PROMPT: Copy out the listing that follows exactly, dropping every picture.

SUPPLIED DATA:
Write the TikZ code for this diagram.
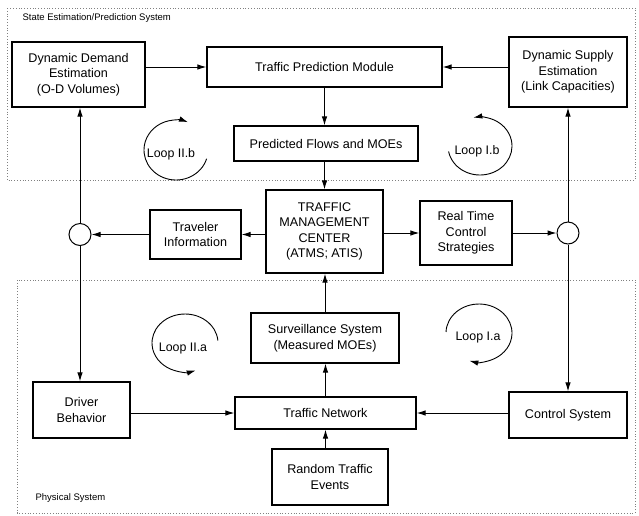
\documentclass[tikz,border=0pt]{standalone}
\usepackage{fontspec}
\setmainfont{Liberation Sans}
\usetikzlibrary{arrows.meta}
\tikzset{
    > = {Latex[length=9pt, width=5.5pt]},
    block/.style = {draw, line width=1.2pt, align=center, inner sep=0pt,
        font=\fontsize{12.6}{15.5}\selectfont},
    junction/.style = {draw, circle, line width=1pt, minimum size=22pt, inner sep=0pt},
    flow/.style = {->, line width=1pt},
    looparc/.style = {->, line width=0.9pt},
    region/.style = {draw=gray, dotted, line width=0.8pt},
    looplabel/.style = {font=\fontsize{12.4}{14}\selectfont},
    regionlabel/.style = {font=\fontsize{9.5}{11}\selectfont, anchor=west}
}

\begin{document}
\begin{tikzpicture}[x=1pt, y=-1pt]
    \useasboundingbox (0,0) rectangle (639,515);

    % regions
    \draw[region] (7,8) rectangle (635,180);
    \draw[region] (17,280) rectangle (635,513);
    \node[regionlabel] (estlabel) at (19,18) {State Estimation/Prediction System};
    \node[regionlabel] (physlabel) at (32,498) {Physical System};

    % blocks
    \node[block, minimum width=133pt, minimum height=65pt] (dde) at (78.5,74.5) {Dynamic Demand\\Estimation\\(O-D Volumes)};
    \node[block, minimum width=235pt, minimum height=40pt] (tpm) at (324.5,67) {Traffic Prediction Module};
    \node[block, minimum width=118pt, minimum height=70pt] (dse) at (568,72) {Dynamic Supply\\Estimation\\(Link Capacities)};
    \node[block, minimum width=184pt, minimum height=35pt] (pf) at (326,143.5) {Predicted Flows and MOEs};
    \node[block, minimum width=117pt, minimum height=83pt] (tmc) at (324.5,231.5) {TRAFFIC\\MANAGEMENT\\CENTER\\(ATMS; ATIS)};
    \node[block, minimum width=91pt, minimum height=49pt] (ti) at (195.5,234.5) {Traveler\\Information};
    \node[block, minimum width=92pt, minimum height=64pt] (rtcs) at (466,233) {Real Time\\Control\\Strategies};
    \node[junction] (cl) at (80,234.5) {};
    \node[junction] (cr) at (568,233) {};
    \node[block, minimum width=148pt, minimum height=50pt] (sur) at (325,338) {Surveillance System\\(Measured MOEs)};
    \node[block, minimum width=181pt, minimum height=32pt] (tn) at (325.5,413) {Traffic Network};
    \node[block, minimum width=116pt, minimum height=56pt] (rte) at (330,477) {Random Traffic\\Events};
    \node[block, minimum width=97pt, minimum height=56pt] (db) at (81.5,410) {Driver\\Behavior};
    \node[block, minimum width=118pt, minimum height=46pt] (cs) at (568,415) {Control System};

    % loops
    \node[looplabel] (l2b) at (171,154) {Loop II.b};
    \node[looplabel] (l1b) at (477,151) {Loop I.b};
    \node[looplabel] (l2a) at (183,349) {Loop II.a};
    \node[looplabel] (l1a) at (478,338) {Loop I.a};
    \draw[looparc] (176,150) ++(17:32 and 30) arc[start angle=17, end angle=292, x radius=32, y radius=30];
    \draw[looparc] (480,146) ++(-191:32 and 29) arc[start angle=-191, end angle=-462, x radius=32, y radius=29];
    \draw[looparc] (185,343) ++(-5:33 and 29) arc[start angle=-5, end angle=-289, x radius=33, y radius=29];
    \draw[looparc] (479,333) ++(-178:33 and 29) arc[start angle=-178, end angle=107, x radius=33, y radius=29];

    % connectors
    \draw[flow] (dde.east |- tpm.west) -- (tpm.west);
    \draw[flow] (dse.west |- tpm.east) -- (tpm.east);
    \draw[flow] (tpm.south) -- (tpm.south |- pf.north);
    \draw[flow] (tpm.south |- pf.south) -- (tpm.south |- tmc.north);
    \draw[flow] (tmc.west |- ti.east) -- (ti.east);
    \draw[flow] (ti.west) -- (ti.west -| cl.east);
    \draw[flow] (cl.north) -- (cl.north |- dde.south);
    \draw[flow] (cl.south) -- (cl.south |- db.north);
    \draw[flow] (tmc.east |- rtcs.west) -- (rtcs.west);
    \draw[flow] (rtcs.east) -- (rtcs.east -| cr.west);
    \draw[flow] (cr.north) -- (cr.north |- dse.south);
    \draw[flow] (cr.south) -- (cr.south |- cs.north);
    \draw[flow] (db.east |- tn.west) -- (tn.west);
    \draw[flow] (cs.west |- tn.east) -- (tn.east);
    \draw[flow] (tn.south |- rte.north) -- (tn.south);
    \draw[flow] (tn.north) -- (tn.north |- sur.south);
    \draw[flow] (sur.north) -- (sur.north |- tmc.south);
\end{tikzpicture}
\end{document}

ANSWER IN FULL:
Write the TikZ code for this diagram.
\documentclass[tikz,border=0pt]{standalone}
\usepackage{fontspec}
\setmainfont{Liberation Sans}
\usetikzlibrary{arrows.meta}
\tikzset{
    > = {Latex[length=9pt, width=5.5pt]},
    block/.style = {draw, line width=1.2pt, align=center, inner sep=0pt,
        font=\fontsize{12.6}{15.5}\selectfont},
    junction/.style = {draw, circle, line width=1pt, minimum size=22pt, inner sep=0pt},
    flow/.style = {->, line width=1pt},
    looparc/.style = {->, line width=0.9pt},
    region/.style = {draw=gray, dotted, line width=0.8pt},
    looplabel/.style = {font=\fontsize{12.4}{14}\selectfont},
    regionlabel/.style = {font=\fontsize{9.5}{11}\selectfont, anchor=west}
}

\begin{document}
\begin{tikzpicture}[x=1pt, y=-1pt]
    \useasboundingbox (0,0) rectangle (639,515);

    % regions
    \draw[region] (7,8) rectangle (635,180);
    \draw[region] (17,280) rectangle (635,513);
    \node[regionlabel] (estlabel) at (19,18) {State Estimation/Prediction System};
    \node[regionlabel] (physlabel) at (32,498) {Physical System};

    % blocks
    \node[block, minimum width=133pt, minimum height=65pt] (dde) at (78.5,74.5) {Dynamic Demand\\Estimation\\(O-D Volumes)};
    \node[block, minimum width=235pt, minimum height=40pt] (tpm) at (324.5,67) {Traffic Prediction Module};
    \node[block, minimum width=118pt, minimum height=70pt] (dse) at (568,72) {Dynamic Supply\\Estimation\\(Link Capacities)};
    \node[block, minimum width=184pt, minimum height=35pt] (pf) at (326,143.5) {Predicted Flows and MOEs};
    \node[block, minimum width=117pt, minimum height=83pt] (tmc) at (324.5,231.5) {TRAFFIC\\MANAGEMENT\\CENTER\\(ATMS; ATIS)};
    \node[block, minimum width=91pt, minimum height=49pt] (ti) at (195.5,234.5) {Traveler\\Information};
    \node[block, minimum width=92pt, minimum height=64pt] (rtcs) at (466,233) {Real Time\\Control\\Strategies};
    \node[junction] (cl) at (80,234.5) {};
    \node[junction] (cr) at (568,233) {};
    \node[block, minimum width=148pt, minimum height=50pt] (sur) at (325,338) {Surveillance System\\(Measured MOEs)};
    \node[block, minimum width=181pt, minimum height=32pt] (tn) at (325.5,413) {Traffic Network};
    \node[block, minimum width=116pt, minimum height=56pt] (rte) at (330,477) {Random Traffic\\Events};
    \node[block, minimum width=97pt, minimum height=56pt] (db) at (81.5,410) {Driver\\Behavior};
    \node[block, minimum width=118pt, minimum height=46pt] (cs) at (568,415) {Control System};

    % loops
    \node[looplabel] (l2b) at (171,154) {Loop II.b};
    \node[looplabel] (l1b) at (477,151) {Loop I.b};
    \node[looplabel] (l2a) at (183,349) {Loop II.a};
    \node[looplabel] (l1a) at (478,338) {Loop I.a};
    \draw[looparc] (176,150) ++(17:32 and 30) arc[start angle=17, end angle=292, x radius=32, y radius=30];
    \draw[looparc] (480,146) ++(-191:32 and 29) arc[start angle=-191, end angle=-462, x radius=32, y radius=29];
    \draw[looparc] (185,343) ++(-5:33 and 29) arc[start angle=-5, end angle=-289, x radius=33, y radius=29];
    \draw[looparc] (479,333) ++(-178:33 and 29) arc[start angle=-178, end angle=107, x radius=33, y radius=29];

    % connectors
    \draw[flow] (dde.east |- tpm.west) -- (tpm.west);
    \draw[flow] (dse.west |- tpm.east) -- (tpm.east);
    \draw[flow] (tpm.south) -- (tpm.south |- pf.north);
    \draw[flow] (tpm.south |- pf.south) -- (tpm.south |- tmc.north);
    \draw[flow] (tmc.west |- ti.east) -- (ti.east);
    \draw[flow] (ti.west) -- (ti.west -| cl.east);
    \draw[flow] (cl.north) -- (cl.north |- dde.south);
    \draw[flow] (cl.south) -- (cl.south |- db.north);
    \draw[flow] (tmc.east |- rtcs.west) -- (rtcs.west);
    \draw[flow] (rtcs.east) -- (rtcs.east -| cr.west);
    \draw[flow] (cr.north) -- (cr.north |- dse.south);
    \draw[flow] (cr.south) -- (cr.south |- cs.north);
    \draw[flow] (db.east |- tn.west) -- (tn.west);
    \draw[flow] (cs.west |- tn.east) -- (tn.east);
    \draw[flow] (tn.south |- rte.north) -- (tn.south);
    \draw[flow] (tn.north) -- (tn.north |- sur.south);
    \draw[flow] (sur.north) -- (sur.north |- tmc.south);
\end{tikzpicture}
\end{document}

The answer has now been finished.